Records with drawing code
=======
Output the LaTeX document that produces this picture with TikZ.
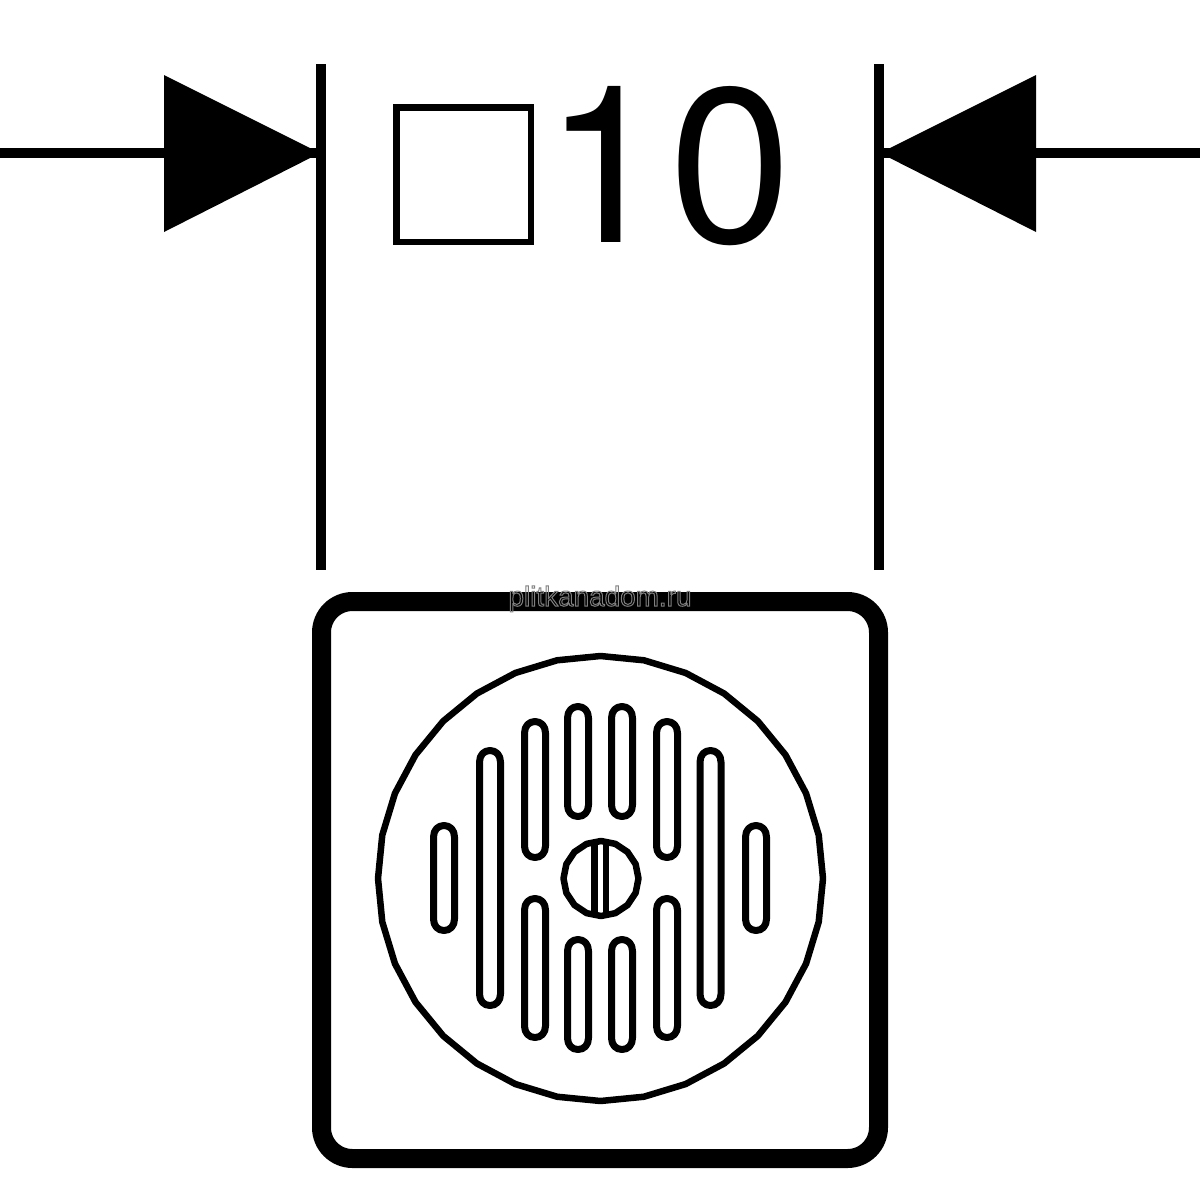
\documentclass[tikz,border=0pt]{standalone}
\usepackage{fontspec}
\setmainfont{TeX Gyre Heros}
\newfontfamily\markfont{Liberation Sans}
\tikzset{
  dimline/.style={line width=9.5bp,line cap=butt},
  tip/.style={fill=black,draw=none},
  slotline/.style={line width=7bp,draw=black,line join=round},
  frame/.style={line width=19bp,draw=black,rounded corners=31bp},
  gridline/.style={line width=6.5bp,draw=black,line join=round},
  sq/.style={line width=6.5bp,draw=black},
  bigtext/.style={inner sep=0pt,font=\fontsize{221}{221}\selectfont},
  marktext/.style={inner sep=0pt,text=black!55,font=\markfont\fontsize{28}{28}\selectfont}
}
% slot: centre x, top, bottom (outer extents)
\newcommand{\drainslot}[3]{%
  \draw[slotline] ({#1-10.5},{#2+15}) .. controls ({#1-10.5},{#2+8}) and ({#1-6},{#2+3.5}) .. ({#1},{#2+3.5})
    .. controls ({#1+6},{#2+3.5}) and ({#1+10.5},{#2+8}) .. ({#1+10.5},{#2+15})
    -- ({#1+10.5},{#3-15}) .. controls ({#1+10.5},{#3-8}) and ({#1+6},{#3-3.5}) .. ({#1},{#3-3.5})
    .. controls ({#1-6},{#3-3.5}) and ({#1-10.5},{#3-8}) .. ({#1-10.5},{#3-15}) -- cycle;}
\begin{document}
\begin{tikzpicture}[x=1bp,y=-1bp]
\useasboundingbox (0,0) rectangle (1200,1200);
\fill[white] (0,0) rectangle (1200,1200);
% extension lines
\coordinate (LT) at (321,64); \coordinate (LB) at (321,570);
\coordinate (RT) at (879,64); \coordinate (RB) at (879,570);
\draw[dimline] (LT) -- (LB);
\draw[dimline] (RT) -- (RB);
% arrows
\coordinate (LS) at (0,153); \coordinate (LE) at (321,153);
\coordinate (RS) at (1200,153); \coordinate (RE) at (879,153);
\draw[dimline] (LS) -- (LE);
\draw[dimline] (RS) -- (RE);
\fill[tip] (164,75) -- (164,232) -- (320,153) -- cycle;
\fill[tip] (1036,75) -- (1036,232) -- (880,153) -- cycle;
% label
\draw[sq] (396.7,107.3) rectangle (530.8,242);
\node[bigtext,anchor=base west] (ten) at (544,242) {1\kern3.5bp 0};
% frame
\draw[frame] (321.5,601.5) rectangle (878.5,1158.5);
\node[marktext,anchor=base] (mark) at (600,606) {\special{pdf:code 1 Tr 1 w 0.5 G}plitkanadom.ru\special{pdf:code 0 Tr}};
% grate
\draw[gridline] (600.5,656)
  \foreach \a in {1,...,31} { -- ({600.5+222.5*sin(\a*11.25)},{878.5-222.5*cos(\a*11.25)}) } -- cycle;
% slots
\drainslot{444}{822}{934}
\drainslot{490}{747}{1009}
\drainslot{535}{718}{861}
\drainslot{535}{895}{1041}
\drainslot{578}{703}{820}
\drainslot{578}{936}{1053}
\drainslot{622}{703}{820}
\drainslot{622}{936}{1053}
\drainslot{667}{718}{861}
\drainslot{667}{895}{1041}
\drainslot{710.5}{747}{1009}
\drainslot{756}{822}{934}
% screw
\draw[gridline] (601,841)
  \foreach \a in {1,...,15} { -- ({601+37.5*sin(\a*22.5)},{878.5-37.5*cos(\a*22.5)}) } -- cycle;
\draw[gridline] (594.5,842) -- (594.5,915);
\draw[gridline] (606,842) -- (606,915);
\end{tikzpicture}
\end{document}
=======
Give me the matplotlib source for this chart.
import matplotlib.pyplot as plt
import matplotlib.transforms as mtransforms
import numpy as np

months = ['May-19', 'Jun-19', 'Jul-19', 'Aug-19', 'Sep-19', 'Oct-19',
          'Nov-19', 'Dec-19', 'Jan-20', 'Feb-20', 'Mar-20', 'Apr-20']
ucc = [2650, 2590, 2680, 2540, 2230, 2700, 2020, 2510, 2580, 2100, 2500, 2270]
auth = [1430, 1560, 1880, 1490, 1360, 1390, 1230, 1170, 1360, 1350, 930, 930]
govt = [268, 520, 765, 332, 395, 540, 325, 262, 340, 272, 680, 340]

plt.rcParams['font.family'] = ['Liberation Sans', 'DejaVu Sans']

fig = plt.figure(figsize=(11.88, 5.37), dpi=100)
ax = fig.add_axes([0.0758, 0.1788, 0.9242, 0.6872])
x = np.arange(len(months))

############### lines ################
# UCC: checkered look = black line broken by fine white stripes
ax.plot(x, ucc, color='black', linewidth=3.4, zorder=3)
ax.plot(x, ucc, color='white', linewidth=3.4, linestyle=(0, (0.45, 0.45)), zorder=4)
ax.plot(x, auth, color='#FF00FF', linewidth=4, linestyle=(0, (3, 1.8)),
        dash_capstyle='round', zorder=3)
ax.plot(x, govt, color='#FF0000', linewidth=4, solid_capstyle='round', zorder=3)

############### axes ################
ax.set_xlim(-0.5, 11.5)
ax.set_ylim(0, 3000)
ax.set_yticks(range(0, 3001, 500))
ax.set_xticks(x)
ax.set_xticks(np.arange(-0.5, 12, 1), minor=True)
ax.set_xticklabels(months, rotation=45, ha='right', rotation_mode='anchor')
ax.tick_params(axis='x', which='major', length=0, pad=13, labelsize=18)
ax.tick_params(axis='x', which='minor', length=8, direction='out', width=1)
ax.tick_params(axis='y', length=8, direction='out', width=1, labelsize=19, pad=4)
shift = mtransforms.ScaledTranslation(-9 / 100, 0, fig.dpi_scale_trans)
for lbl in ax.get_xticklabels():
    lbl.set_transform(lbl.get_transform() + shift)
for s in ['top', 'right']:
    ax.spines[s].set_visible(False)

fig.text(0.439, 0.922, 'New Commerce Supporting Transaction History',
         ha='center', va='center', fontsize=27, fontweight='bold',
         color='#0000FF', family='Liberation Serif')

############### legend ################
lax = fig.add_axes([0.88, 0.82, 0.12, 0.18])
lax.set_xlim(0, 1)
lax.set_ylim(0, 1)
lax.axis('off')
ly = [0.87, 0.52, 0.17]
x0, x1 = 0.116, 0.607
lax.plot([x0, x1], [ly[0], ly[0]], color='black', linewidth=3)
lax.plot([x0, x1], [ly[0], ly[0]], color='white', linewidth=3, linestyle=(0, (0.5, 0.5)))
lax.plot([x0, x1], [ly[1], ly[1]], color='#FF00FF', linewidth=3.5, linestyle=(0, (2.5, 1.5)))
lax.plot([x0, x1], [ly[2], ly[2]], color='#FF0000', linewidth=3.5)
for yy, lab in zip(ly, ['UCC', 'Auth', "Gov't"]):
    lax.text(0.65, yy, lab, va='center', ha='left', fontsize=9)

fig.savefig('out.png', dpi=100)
=======
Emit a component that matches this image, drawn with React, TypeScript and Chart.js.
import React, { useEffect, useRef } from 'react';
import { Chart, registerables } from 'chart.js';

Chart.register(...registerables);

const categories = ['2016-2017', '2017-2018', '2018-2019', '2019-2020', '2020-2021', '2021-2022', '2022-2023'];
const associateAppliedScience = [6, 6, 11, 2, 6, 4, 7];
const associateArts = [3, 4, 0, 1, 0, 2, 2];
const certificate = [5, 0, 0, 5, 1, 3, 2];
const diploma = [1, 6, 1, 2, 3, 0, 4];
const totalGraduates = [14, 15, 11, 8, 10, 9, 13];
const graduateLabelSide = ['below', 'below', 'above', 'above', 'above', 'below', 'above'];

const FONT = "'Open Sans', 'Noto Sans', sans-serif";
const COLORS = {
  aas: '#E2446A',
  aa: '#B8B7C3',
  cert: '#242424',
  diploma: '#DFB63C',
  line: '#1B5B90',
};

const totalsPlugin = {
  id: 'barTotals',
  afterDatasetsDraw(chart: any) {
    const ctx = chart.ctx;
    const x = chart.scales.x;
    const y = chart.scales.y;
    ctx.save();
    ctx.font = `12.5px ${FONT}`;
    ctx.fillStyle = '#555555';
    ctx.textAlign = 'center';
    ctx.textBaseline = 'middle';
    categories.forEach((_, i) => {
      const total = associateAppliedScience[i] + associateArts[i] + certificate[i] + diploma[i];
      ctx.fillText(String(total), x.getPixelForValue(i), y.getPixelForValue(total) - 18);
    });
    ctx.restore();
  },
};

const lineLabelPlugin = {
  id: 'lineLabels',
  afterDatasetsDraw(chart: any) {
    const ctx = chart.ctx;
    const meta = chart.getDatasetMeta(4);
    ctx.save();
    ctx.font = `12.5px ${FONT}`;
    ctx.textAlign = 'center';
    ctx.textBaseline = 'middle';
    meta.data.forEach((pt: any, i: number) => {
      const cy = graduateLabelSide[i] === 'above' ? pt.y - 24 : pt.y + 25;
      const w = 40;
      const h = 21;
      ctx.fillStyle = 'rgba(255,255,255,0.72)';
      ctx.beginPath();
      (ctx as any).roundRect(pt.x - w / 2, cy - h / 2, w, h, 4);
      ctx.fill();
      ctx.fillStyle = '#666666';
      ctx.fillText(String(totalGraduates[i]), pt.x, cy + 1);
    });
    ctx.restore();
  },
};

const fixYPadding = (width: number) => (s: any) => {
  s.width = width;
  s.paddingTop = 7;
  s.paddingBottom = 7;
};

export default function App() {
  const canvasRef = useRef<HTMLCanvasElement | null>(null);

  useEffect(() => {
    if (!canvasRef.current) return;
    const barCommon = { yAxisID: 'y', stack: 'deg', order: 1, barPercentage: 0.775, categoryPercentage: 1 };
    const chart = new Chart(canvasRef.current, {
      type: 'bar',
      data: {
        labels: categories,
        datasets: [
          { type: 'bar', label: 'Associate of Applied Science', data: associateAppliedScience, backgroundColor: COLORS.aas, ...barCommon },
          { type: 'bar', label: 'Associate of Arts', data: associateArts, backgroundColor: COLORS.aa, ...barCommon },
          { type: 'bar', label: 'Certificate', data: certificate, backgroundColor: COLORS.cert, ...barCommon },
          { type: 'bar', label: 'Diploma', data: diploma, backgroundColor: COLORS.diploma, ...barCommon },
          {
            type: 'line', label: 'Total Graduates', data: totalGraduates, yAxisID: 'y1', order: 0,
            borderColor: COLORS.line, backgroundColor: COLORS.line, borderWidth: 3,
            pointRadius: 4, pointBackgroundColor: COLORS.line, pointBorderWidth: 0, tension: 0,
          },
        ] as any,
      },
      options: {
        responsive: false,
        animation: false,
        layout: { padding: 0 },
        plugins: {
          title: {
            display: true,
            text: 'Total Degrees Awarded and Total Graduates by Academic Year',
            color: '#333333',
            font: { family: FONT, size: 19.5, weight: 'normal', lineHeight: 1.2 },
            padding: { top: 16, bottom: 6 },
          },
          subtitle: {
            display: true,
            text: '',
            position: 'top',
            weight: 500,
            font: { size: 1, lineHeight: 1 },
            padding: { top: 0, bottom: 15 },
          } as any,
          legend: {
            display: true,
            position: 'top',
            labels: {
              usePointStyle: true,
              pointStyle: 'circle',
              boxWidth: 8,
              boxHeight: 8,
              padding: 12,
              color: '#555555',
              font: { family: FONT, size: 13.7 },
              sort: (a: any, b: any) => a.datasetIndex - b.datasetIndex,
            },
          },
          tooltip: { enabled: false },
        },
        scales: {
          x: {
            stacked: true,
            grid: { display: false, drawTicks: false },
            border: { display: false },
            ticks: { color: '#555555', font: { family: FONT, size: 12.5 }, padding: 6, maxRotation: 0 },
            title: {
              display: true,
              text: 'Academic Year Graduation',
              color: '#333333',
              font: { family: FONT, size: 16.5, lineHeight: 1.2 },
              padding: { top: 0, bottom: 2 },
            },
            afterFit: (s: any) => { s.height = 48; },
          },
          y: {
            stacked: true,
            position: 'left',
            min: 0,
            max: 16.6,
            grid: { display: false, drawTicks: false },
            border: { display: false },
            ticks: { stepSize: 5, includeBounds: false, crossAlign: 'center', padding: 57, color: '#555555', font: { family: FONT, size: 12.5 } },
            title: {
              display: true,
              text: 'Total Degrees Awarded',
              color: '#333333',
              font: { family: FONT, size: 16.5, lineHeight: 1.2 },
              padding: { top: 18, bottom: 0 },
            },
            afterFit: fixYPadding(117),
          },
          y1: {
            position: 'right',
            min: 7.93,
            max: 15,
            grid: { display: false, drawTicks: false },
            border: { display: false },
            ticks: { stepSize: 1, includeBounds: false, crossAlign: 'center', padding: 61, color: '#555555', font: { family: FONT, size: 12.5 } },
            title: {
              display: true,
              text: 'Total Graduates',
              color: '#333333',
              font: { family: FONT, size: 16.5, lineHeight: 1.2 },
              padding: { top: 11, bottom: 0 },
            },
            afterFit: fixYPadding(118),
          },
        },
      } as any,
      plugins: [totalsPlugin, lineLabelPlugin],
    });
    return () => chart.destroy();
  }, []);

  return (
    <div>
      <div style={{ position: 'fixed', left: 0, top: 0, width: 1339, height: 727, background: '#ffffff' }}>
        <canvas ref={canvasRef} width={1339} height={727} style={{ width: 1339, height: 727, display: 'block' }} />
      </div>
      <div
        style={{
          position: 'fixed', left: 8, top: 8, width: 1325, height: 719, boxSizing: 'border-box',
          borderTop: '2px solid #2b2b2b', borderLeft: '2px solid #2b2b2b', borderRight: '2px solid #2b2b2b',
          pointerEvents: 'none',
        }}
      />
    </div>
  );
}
=======
Exercise requirements:
Which lines include the word "this"? Copy every one of them.

Written answer:
Output the LaTeX document that produces this picture with TikZ.
Give me the matplotlib source for this chart.
Emit a component that matches this image, drawn with React, TypeScript and Chart.js.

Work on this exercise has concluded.